- Born: December 24, 1913 Halifax, Nova Scotia, Canada
- Died: November 27, 2011 (aged 97) Toronto, Ontario, Canada
- Occupations: T.V. Host, Museum Curator and Director, Blogger

= Donald Crowdis =

Canadian educator, museum curator, broadcaster and blogger

Donald Crowdis (December 24, 1913 – November 27, 2011) was a Canadian educator, museum curator, broadcaster, and one of the world's oldest bloggers. He created The Nature of Things for CBC Television in 1960, which remains one of the longest running and most successful programs in Canada, and was a member of the executive team which oversaw the establishment of the Ontario Science Centre. Crowdis was also one of the last living survivors of the Halifax Explosion.

==Life and career==
Born in Halifax, Nova Scotia, he received degrees in science, arts and education from Dalhousie University. He later studied education administration at Columbia University and museum studies at the Buffalo Museum of Science on a Carnegie fellowship. He worked initially as a school teacher, rising to a school administrator, before transitioning to museum administration.

===Museum administration===
In 1940, he succeeded the Harry Piers as curator and director of the Nova Scotia Museum.

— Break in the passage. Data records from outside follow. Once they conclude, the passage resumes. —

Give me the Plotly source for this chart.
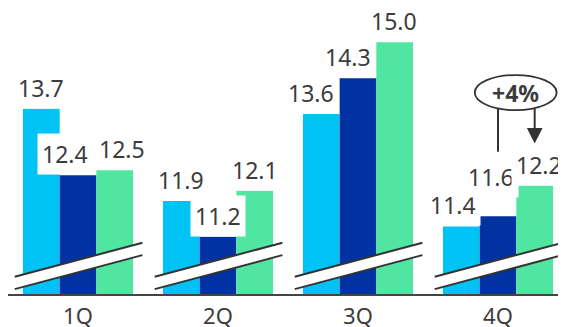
import plotly.graph_objects as go

quarters = ["1Q", "2Q", "3Q", "4Q"]
series_a = [13.7, 11.9, 13.6, 11.4]   # light blue
series_b = [12.4, 11.2, 14.3, 11.6]   # dark blue
series_c = [12.5, 12.1, 15.0, 12.2]   # green
change_label = "+4%"

colors = ["#00C3F5", "#0033A1", "#50E5A0"]
text_color = "#3c3c3c"
font_family = "Noto Sans, Open Sans, sans-serif"

BARGAP = 0.214
BW = (1 - BARGAP) / 3
Y_RANGE = [10.08, 15.672]

xs = list(range(len(quarters)))
fig = go.Figure()
for vals, col in zip([series_a, series_b, series_c], colors):
    fig.add_trace(go.Bar(x=xs, y=vals, marker=dict(color=col, line=dict(width=0)),
                         hoverinfo="skip"))

# label nudges (pixels) per [quarter][series]
xshift = [[0, -13, 7], [0, 0, 0], [-10, -10, -1], [-8, -7, 4]]
yshift = [[0, 0, 0], [0, 0, 0], [0, 0, 0], [0, 18, 0]]

annotations = []
for j, vals in enumerate([series_a, series_b, series_c]):
    for i, v in enumerate(vals):
        annotations.append(dict(
            x=i + (j - 1) * BW, y=v, xref="x", yref="y", text=f"{v:.1f}",
            showarrow=False, yanchor="bottom", xanchor="center",
            xshift=xshift[i][j], yshift=yshift[i][j],
            bgcolor="white", borderpad=4,
            font=dict(size=23, color=text_color, family=font_family)))

shapes = []
# axis-break strips
for i in xs:
    x0, x1 = i - 0.452, i + 0.46
    lo0, lo1, up0, up1 = 10.175, 10.840, 10.416, 11.081
    shapes.append(dict(type="path", xref="x", yref="y",
                       path=f"M {x0},{lo0} L {x1},{lo1} L {x1},{up1} L {x0},{up0} Z",
                       fillcolor="white", line=dict(width=0)))
    for a, b in [(lo0, lo1), (up0, up1)]:
        shapes.append(dict(type="line", xref="x", yref="y", x0=x0, y0=a, x1=x1, y1=b,
                           line=dict(color="#333333", width=2)))

# +4% callout
g = 3
shapes.append(dict(type="circle", xref="x", yref="y",
                   x0=g - 0.166, x1=g + 0.419, y0=13.674, y1=14.361,
                   line=dict(color="#333333", width=1.8), fillcolor="white"))
shapes.append(dict(type="line", xref="x", yref="y", x0=g, x1=g, y0=13.712, y1=12.861,
                   line=dict(color="#333333", width=2)))
gx = g + BW
shapes.append(dict(type="line", xref="x", yref="y", x0=gx, x1=gx, y0=13.712, y1=13.30,
                   line=dict(color="#333333", width=2)))
shapes.append(dict(type="path", xref="x", yref="y",
                   path=f"M {gx-0.056},13.325 L {gx+0.056},13.325 L {gx},13.025 Z",
                   fillcolor="#333333", line=dict(width=0)))
annotations.append(dict(x=g + 0.1265, y=14.018, xref="x", yref="y", text=f"<b>{change_label}</b>",
                        showarrow=False, xanchor="center", yanchor="middle",
                        font=dict(size=23, color=text_color, family=font_family)))

fig.update_layout(
    width=558, height=319,
    margin=dict(l=0, r=0, t=0, b=33, autoexpand=False),
    barmode="group", bargap=BARGAP, bargroupgap=0,
    plot_bgcolor="white", paper_bgcolor="white",
    showlegend=False,
    annotations=annotations, shapes=shapes,
    xaxis=dict(range=[-0.5, 3.4857], tickvals=xs, ticktext=quarters,
               automargin=False,
               showline=True, linecolor="#444444", linewidth=2,
               showgrid=False, zeroline=False, ticks="", ticklabelstandoff=2,
               tickfont=dict(size=22, color=text_color, family=font_family)),
    yaxis=dict(range=Y_RANGE, visible=False, showgrid=False, zeroline=False,
               automargin=False),
)

fig.write_html("out.html")
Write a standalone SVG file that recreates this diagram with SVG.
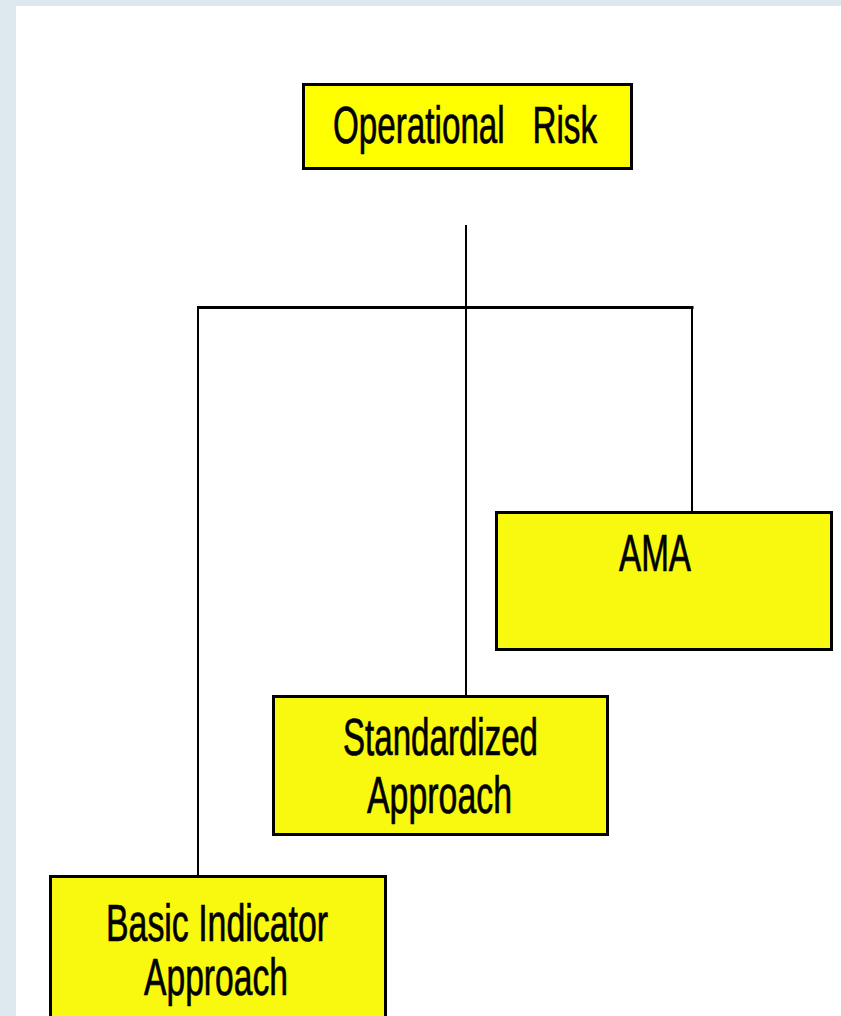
<svg xmlns="http://www.w3.org/2000/svg" width="841" height="1016" viewBox="0 0 841 1016">
<style>
.box{stroke:#000;stroke-width:3}
.top{fill:#ffff00}
.sub{fill:#f9f90f}
.lbl{font-family:"Liberation Sans",Arial,sans-serif;font-size:51px;fill:#000;stroke:#000;stroke-width:0.7;white-space:pre}
.ln{stroke:#000;fill:none}
</style>
<rect x="0" y="0" width="841" height="1016" fill="#dde9ef"/>
<rect x="16" y="6" width="825" height="1010" fill="#ffffff"/>
<g id="connectors">
<line class="ln" x1="466" y1="225" x2="466" y2="696" stroke-width="2"/>
<line class="ln" x1="197" y1="307.5" x2="693.5" y2="307.5" stroke-width="3"/>
<line class="ln" x1="198" y1="307" x2="198" y2="876" stroke-width="2"/>
<line class="ln" x1="692" y1="307" x2="692" y2="512" stroke-width="2"/>
</g>
<g id="operational-risk">
<rect class="box top" x="303.5" y="84.5" width="328" height="84"/>
<text class="lbl" x="333" y="143" textLength="264" lengthAdjust="spacingAndGlyphs">Operational   Risk</text>
</g>
<g id="ama">
<rect class="box sub" x="496.5" y="512.5" width="335" height="137"/>
<text class="lbl" x="619" y="571" textLength="72" lengthAdjust="spacingAndGlyphs">AMA</text>
</g>
<g id="standardized">
<rect class="box sub" x="273.5" y="696.5" width="334" height="138"/>
<text class="lbl" x="343" y="755" textLength="195" lengthAdjust="spacingAndGlyphs">Standardized</text>
<text class="lbl" x="367" y="813" textLength="145" lengthAdjust="spacingAndGlyphs">Approach</text>
</g>
<g id="basic-indicator">
<rect class="box sub" x="50.5" y="876.5" width="335" height="200"/>
<text class="lbl" x="106" y="941" textLength="222" lengthAdjust="spacingAndGlyphs">Basic Indicator</text>
<text class="lbl" x="144" y="995" textLength="144" lengthAdjust="spacingAndGlyphs">Approach</text>
</g>
</svg>
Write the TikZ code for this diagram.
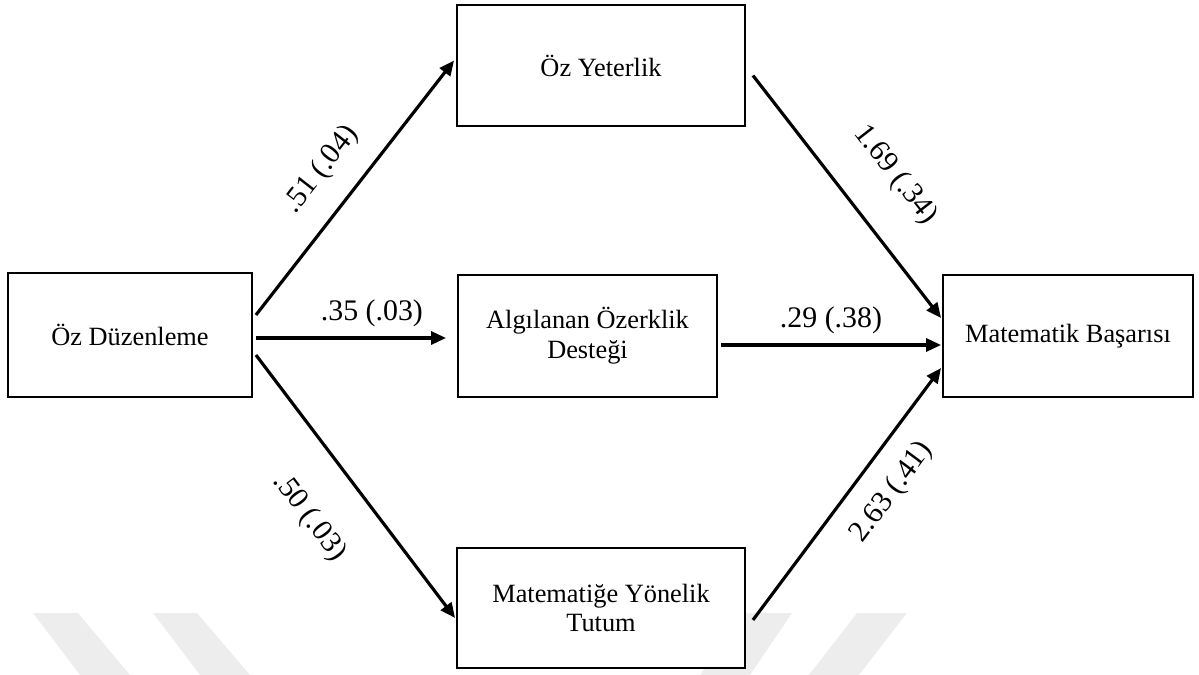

He served at the museum for 25 years, focusing on the growth of its science collections until his departure in 1965. Notable initiatives included the creation of the first public planetarium in Canada, and live exhibits aimed at attracting children, including the development of innovative fish tanks which would come to be emulated elsewhere by public aquariums. Among the live exhibits he introduced was a 20-year-old gopher tortoise, now known as Gus, purchased in 1942. The tortoise still thrives in 2019 as one of the museum's most popular attractions. His role transitioned from that of curator to director as he hired several specialist curators in various sciences. In 1947, he was a founding member and later President of the Canadian Museums Association. While still with the museum, Crowdis accepted an invitation to spearhead efforts to establish a permanent library for Halifax. This eventually resulted in the construction of the Halifax Memorial Library, designed by Leslie Fairn and completed in 1951. It was later known as the Spring Garden Road Memorial (Main) Branch of the Halifax Public Libraries system).

As Canada was preparing for its centennial year, federal matching funds were made available to provincial and municipal governments to undertake significant public projects (see Canadian Centennial). Frustrated that the Nova Scotia Museum was overlooked for such funding in favor of a competing initiative, Crowdis moved to Toronto in 1965. There he became a member of the executive team which oversaw the establishment of the “Centennial Centre of Science and Technology” which would come to be known as the Ontario Science Centre. He afterwards worked for the Ontario Education Communications Authority. He consulted in later years.

===Broadcasting===
As part of his outreach efforts with the Nova Scotia museum, Crowdis embraced the medium of radio, appearing on local radio programs in Halifax for more than two decades. One of his shows was called "Things of Nature". When it transitioned to television, he adapted the name as The Nature of Things He was an early host of the popular CBC television series, which continues to air new episodes as The Nature of Things with David Suzuki.

===Blogger===
Late in his life (from age 91 to 95), he wrote a blog named Don To Earth, making him Canada's, and one of the world's, oldest bloggers. His brief blogs, which he kept "no longer than a page," were principally meditations on Instincts of the Herd in Peace and War by Wilfred Trotter. Said, Crowdis, "this column is for the single purpose of urging my readers to read it. I have read it myself several times a year for over thirty years. I'll stop this now, and you go read."

==Honours==
- Recipient of the Canadian Centennial Medal
- Fellow, Canadian Museums Association
- Fellow, Royal Society of Arts
- Fellow, Ontario Institute for Studies in Education
- Nova Scotia Discovery Centre Hall of Fame.